Gordon Pratt, managing director from Thames Gateway Tramlink believes the tramline has a potential for 10 million customers every year with 2030 the target date to get the service up and running, “We’ve undertaken our work to establish the potential demand and we can look to other examples further in towards London at Lewisham and Woolwich, where the Docklands Light Railway has been extended across the river.

“That’s not just been a commercial success, but we are now seeing more than 10 million people using those crossings a year. We don’t see that would be any different here, this is an urban area and it would require that crossing potential.

“There’s a there’s a lot more concern nowadays about the environment and we’ve got the plan to go towards net-zero so a sustainable tramway is part of the solution, and it will certainly improve the environment for people in this area.

“At the moment, there’s a disconnect. This is an urban area. It’s an urban area on both sides of the river and local residents.

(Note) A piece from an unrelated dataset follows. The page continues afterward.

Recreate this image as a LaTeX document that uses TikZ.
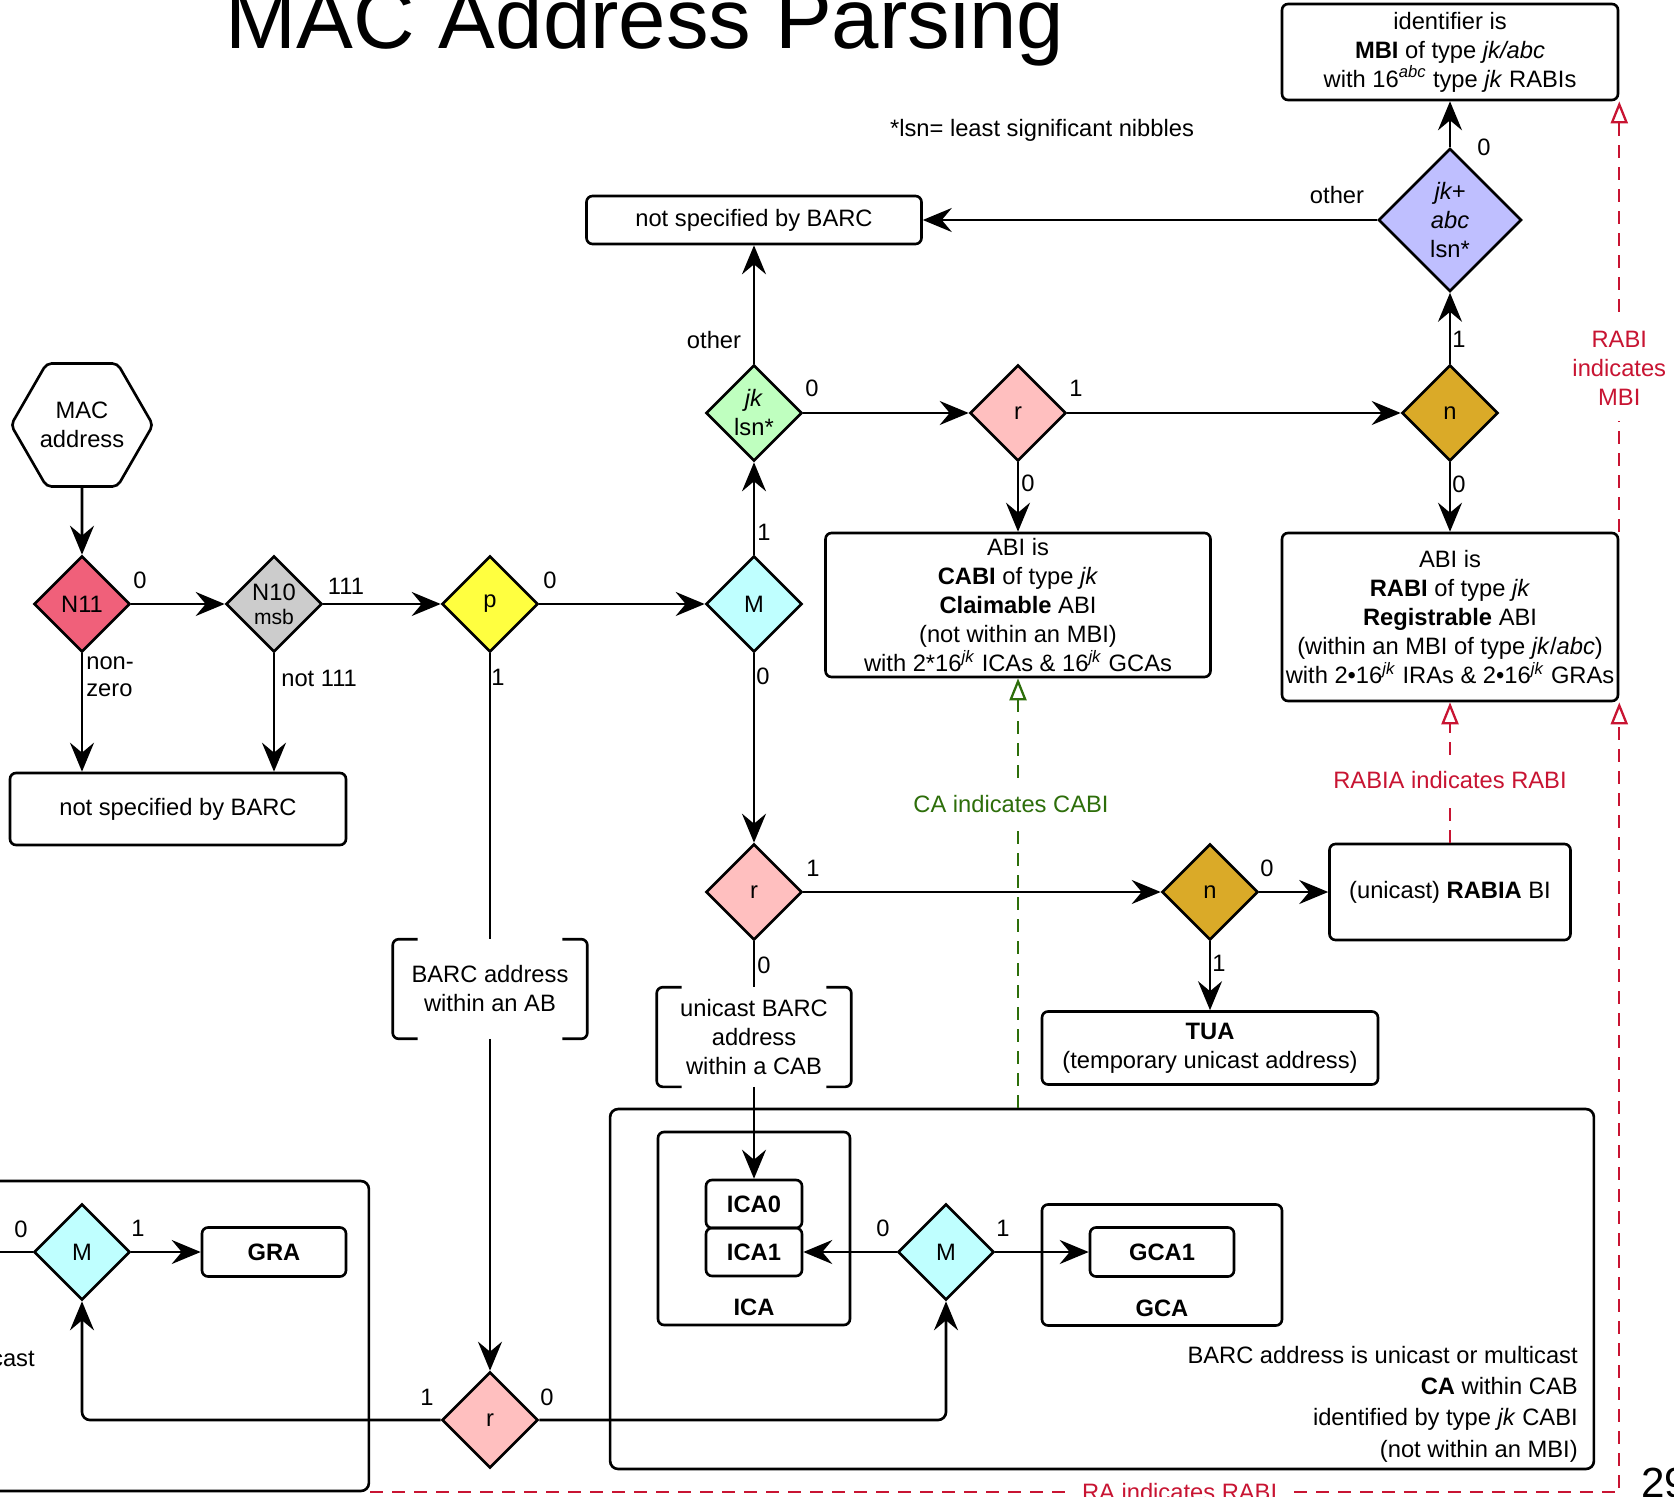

Only about half of local households have access to a car, which means that a road doesn’t serve a purpose for crossing the river.”

Thames Gateway Tramlink research suggested as many as half of the people in Gravesend do not drive with those without cars making it up some of the 10 million anticipated tram users.

Any crossing would ease the pressure off the over-capacity and often congested Dartford Crossing which sees more than 50 million vehicles every year.

Plans for a new road crossing have already been in discussion for over a decade with development plans for The Lower Thames Crossing linking Kent and Essex needing to be decided by Government.

Matt Palmer, executive director of Lower Thames Crossing said “The route of the Lower Thames Crossing was carefully selected after exhaustive reviews of the feasible options, including rail, and it remains the best option to tackle the daily congestion problems at the Dartford Crossing”

“It will almost double road capacity across the Thames east of London and cut traffic using the Dartford Crossing by 13 million vehicles a year, making a significant difference to congestion, which impacts tens of millions of people every year.”

“Almost half of the traffic which uses the Dartford Crossing are goods vehicles and new road crossing is vital to help the road network to cope with growing freight demands.”

“Dartford Crossing simply can’t cope with the volumes of traffic using it and the Lower Thames Crossing will change that, not only reducing traffic by 22 per cent but also by cutting the number of incidents, which happen almost daily and cause even more delays.”